Hospital nurses. Construction crews. Garbage collectors. Factory workers. Flight attendants. Restaurant servers. An estimated 2.7 billion people work in an environment without regular access to a desk, a mobile phone, or a PC. And yet, shockingly, little technology is being designed for these frontline workers.
Major tech players, investors, and entrepreneurs focused relentlessly on workplace innovation for white-collar workers like themselves for decades. This has brought a revolution in the office for a narrow band of employees while leaving far too many rank-and-file workers behind who’ve never been touched by what Bill Gates calls “the magic of software.”
A blue ocean market for “IT that leaves no one behind”
In 2015, I was part of the team that pioneered Workplace at Facebook, the company’s first SaaS venture. Initially targeting knowledge workers and tech companies, we serendipitously stumbled upon the untapped “frontline tech” market in 2016. This pivot proved strategic, amassing over 10 million paying users from renowned organizations like Starbucks, McDonald’s, Kering, Leroy Merlin, Walmart, Lixil, and Petrobras. Our original underestimation of this market segment proved to be a blessing in disguise as we embraced the competitive void it presented. I witnessed firsthand the rising demand for connectivity among frontline-heavy organizations of all sizes. Moreover, I saw the tangible impact frontline-friendly software had on employee engagement, retention, and productivity.
Tech is on the cusp of a SaaS revolution for the 99%. Because this market is open and ready for disruption, I see an opportunity for savvy software entrepreneurs to build the Microsoft or the Salesforce of the frontline workers’ world.
I see an opportunity for savvy software entrepreneurs to build the Microsoft or the Salesforce of the frontline workers’ world.
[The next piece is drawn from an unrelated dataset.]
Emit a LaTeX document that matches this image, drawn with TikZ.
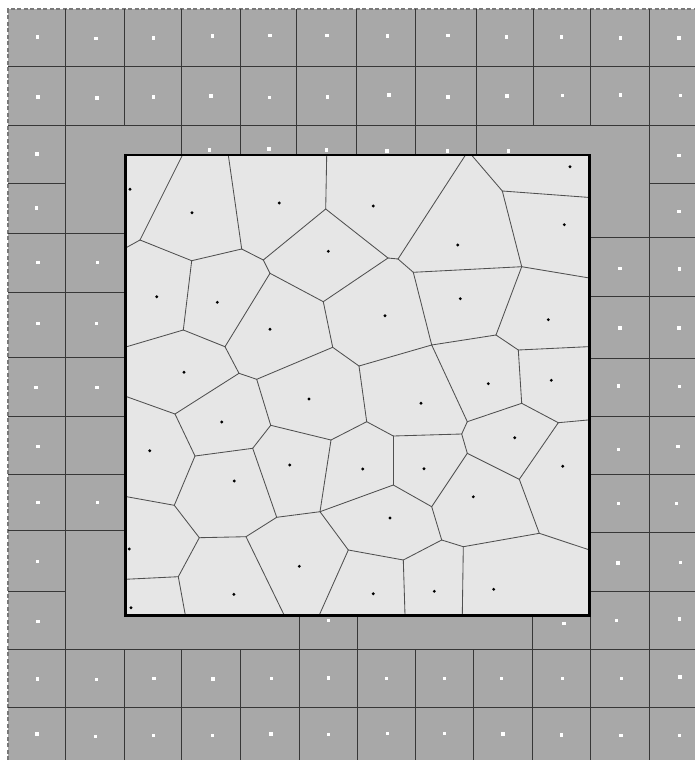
\documentclass[tikz,border=0pt]{standalone}
\definecolor{outerfill}{RGB}{168,168,168}
\definecolor{innerfill}{RGB}{230,230,230}
\definecolor{gridcol}{RGB}{55,55,55}
\definecolor{edgecol}{RGB}{80,80,80}
\definecolor{dashcol}{RGB}{120,120,120}
\def\seeds{130/189.3, 192/212.7, 279.3/203, 373.3/206, 457.7/245, 570/166.7,
 564.3/224.7, 328.3/251.3, 156.7/296.7, 217.3/302.3, 270/329.3, 385/315.7,
 460.3/298.7, 548.3/319.7, 184/372.3, 309/399, 421/403.3, 488.3/383.7,
 551.3/380.3, 221.7/422, 149.7/450.7, 289.7/465, 362.7/469, 424/468.7,
 514.7/437.7, 562.7/466.3, 473.3/496.8, 234.3/481, 390/518, 129.3/549,
 299.3/566.3, 373.3/593.7, 434.3/591.3, 493.7/589.3, 131/607.7, 233.9/594.3}
\begin{document}
\begin{tikzpicture}[x=1pt,y=-1pt,
  gridseg/.style={draw=gridcol,line width=0.9pt},
  vedge/.style={draw=edgecol,line width=0.85pt,line cap=round},
  wdot/.style={fill=white},
  bdot/.style={fill=black},
  frame/.style={draw=black,line width=2.4pt}]
\useasboundingbox (0,0) rectangle (695,760);
% outer area
\fill[outerfill] (8,9) rectangle (695,760);
\draw[dashcol,line width=1.2pt,dash pattern=on 4pt off 2.5pt] (8,760) -- (8,9) -- (695,9);
% vertical grid segments
\foreach \x/\ya/\yb in {65.5/9/760, 124.5/9/125, 124.5/649/760, 181.5/9/155, 181.5/649/760,
  240.5/9/155, 240.5/649/760, 296/9/155, 299/615/760, 356.5/9/155, 357/615/760,
  415.3/9/155, 415.3/649/760, 476.3/9/155, 473.3/649/760, 533/9/125, 532.7/615/760,
  590.3/9/125, 590.3/615/760, 649.3/9/760}
  \draw[gridseg] (\x,\ya) -- (\x,\yb);
% horizontal grid segments
\foreach \y/\xa/\xb in {66.3/8/695, 125/8/695, 183/8/65.5, 183/649.3/695, 233.3/8/125,
  237.3/590/695, 292.3/8/125, 296.7/590/695, 357.3/8/125, 358.3/590/695,
  416.7/8/125, 416.7/590/695, 474.3/8/125, 474.3/590/695, 530.7/8/125,
  532.7/590/695, 591/8/65.5, 591.7/590/695, 649.3/8/695, 707.3/8/695}
  \draw[gridseg] (\xa,\y) -- (\xb,\y);
% white seed dots of the outer cells
\foreach \x/\y in {37.7/37, 96/38.3, 153.3/38, 212.3/36, 270/35.5, 327/35.5, 387.7/36,
  448/35.5, 506.7/37, 561.3/37, 620.3/38, 679/38,
  38/97, 97/98, 153.3/97, 211/96, 269.3/97.7, 327.7/97, 389/95, 448/97, 507/96,
  562.3/95.7, 620.7/95, 680.3/95.7,
  37/154, 209.3/150, 269/149, 326.7/150, 387/151, 447.7/151, 508.3/151, 679/155.7,
  36.3/208, 38/262.3, 38/323.7, 36/387.3, 38/446.3, 38/502.7, 37.7/561.3, 38/621.3,
  97.7/262.7, 96.3/323.7, 97/387.3, 97.3/502.3,
  679/211.3, 679.3/269, 679/328, 679.3/386.7, 678/446.7, 676.7/503.7, 680.7/562.3, 679.7/619,
  620/268.7, 620/328, 618.3/386, 618.7/449.7, 618.3/503.7, 618/563, 616.7/620.3,
  328.7/620.7, 564/623.7,
  37.7/679, 96.3/679.7, 154/678.7, 213/679, 271.7/678.3, 328.3/678, 386.3/678.3,
  444.7/678.3, 501.7/678.7, 562.3/678.3, 621.3/678.7, 680/677,
  37/734, 95.7/736.7, 153.3/735.7, 212.3/735.7, 271/734, 328.3/734.3, 387.7/733.7,
  444.3/733.3, 503/734, 561.7/735, 621/735.7, 679.3/735.7}
  \fill[wdot] (\x-1.6,\y-1.6) rectangle (\x+1.6,\y+1.6);
% inner square
\fill[innerfill] (125,155) rectangle (590,615);
% Voronoi vertices on the frame
\coordinate (b1) at (182.5,155);
\coordinate (b2) at (228.3,155);
\coordinate (b3) at (326.7,155);
\coordinate (b4) at (465.5,155);
\coordinate (b5) at (471.5,155);
\coordinate (b6) at (590,197.5);
\coordinate (b7) at (590,278.1);
\coordinate (b8) at (590,346.6);
\coordinate (b9) at (590,419.8);
\coordinate (b10) at (590,550.1);
\coordinate (b11) at (462.3,615);
\coordinate (b12) at (405,615);
\coordinate (b13) at (319.3,615);
\coordinate (b14) at (284.1,615);
\coordinate (b15) at (185.3,615);
\coordinate (b16) at (125,579.3);
\coordinate (b17) at (125,496.4);
\coordinate (b18) at (125,396.1);
\coordinate (b19) at (125,347.2);
\coordinate (b20) at (125,248.3);
% inner Voronoi vertices
\coordinate (v1) at (140,240);
\coordinate (v2) at (191.7,260.7);
\coordinate (v3) at (241.7,249);
\coordinate (v4) at (263.3,260);
\coordinate (v5) at (270,273.3);
\coordinate (v6) at (325.7,209);
\coordinate (v7) at (388,258);
\coordinate (v8) at (398,259);
\coordinate (v9) at (413.3,272.3);
\coordinate (v10) at (502.3,191);
\coordinate (v11) at (521.7,266.7);
\coordinate (v12) at (496,335);
\coordinate (v13) at (518.3,350);
\coordinate (v14) at (521.7,403.3);
\coordinate (v15) at (558.3,422.7);
\coordinate (v16) at (431.7,345);
\coordinate (v17) at (467.3,421.7);
\coordinate (v18) at (461.7,434);
\coordinate (v19) at (467.3,453.3);
\coordinate (v20) at (519.3,479.3);
\coordinate (v21) at (539.3,533.3);
\coordinate (v22) at (323.3,301.7);
\coordinate (v23) at (332.7,347.3);
\coordinate (v24) at (359,366);
\coordinate (v25) at (366.7,421.7);
\coordinate (v26) at (393.3,436);
\coordinate (v27) at (393.3,485);
\coordinate (v28) at (331,440);
\coordinate (v29) at (270.7,425.3);
\coordinate (v30) at (256.7,379.3);
\coordinate (v31) at (239,373.3);
\coordinate (v32) at (225,346.7);
\coordinate (v33) at (183.3,330);
\coordinate (v34) at (175,414);
\coordinate (v35) at (195,456);
\coordinate (v36) at (252.7,448.3);
\coordinate (v37) at (174.3,505.3);
\coordinate (v38) at (276.7,517.3);
\coordinate (v39) at (320,511.7);
\coordinate (v40) at (431.7,506.7);
\coordinate (v41) at (441.7,540);
\coordinate (v42) at (463.3,546.7);
\coordinate (v43) at (348.3,550);
\coordinate (v44) at (403.3,560);
\coordinate (v45) at (246,536.7);
\coordinate (v46) at (199.3,537.7);
\coordinate (v47) at (178.3,576.7);
% Voronoi edges
\foreach \a/\b in {b1/v1, v1/b20, v1/v2, v2/v3, b2/v3, v3/v4, v4/v6, v6/b3, v4/v5,
  v5/v22, v5/v32, v2/v33, v33/b19, v33/v32, v32/v31, v6/v7, v7/v8, v8/b4, v7/v22,
  v8/v9, v9/v11, v9/v16, b5/v10, v10/b6, v10/v11, v11/b7, v11/v12, v12/v16,
  v12/v13, v13/b8, v13/v14, v14/v15, v15/b9, v14/v17, v16/v17, v16/v24, v17/v18,
  v18/v19, v18/v26, v19/v20, v20/v15, v20/v21, v21/b10, v21/v42, v19/v40,
  v22/v23, v23/v24, v23/v30, v24/v25, v25/v26, v25/v28, v26/v27, v27/v39,
  v27/v40, v28/v29, v28/v39, v29/v30, v29/v36, v30/v31, v31/v34, v34/b18,
  v34/v35, v35/v36, v35/v37, v36/v38, v37/b17, v37/v46, v38/v39, v38/v45,
  v39/v43, v40/v41, v41/v42, v41/v44, v42/b11, v43/v44, v43/b13, v44/b12,
  v45/v46, v45/b14, v46/v47, v47/b16, v47/b15}
  \draw[vedge] (\a) -- (\b);
% black seed dots
\foreach \px/\py in \seeds
  \fill[bdot] (\px,\py) circle (1.6);
% frame
\draw[frame] (125.3,155.2) rectangle (589.3,615.3);
\end{tikzpicture}
\end{document}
Conventional wisdom held that building products for these workers could have been more efficient and impracticable due to the restrictive nature of their working environments and IT budgets. Still, a confluence of trends is changing that mindset. Not only is it becoming clear that tech can improve conditions for these employees, but also there is a mounting sense of urgency that the benefits of SaaS workplace solutions must be extended to those who have been overlooked.
The pandemic brought into stark relief just how vital frontline employees (aka “critical workers”) are for keeping our lives and economy moving in ways that we had taken for granted for far too long. They watched as white-collar employees at the central office received increased workplace flexibility while they continued to grind away.
John Waldmann, the CEO of Homebase, a leader in the frontline tech space, told me, “two-thirds of workers have not and will never work from home. The public conversation and technology investment are way over-indexed to hybrid work, which is your archetypal ‘high class’ problem affecting a limited number of workers. Everyone values flexibility, but for most workers, it means something entirely different — and technology can help.”
A recent Microsoft report on frontline tech noted that 51% of non-management employees don’t feel valued, and more than 57% wish employers were doing more to address physical and mental exhaustion. A recent Beekeeper survey showed that four in 10 frontline workers have quit in the last year, and managers and head office staff don’t know how to fix it.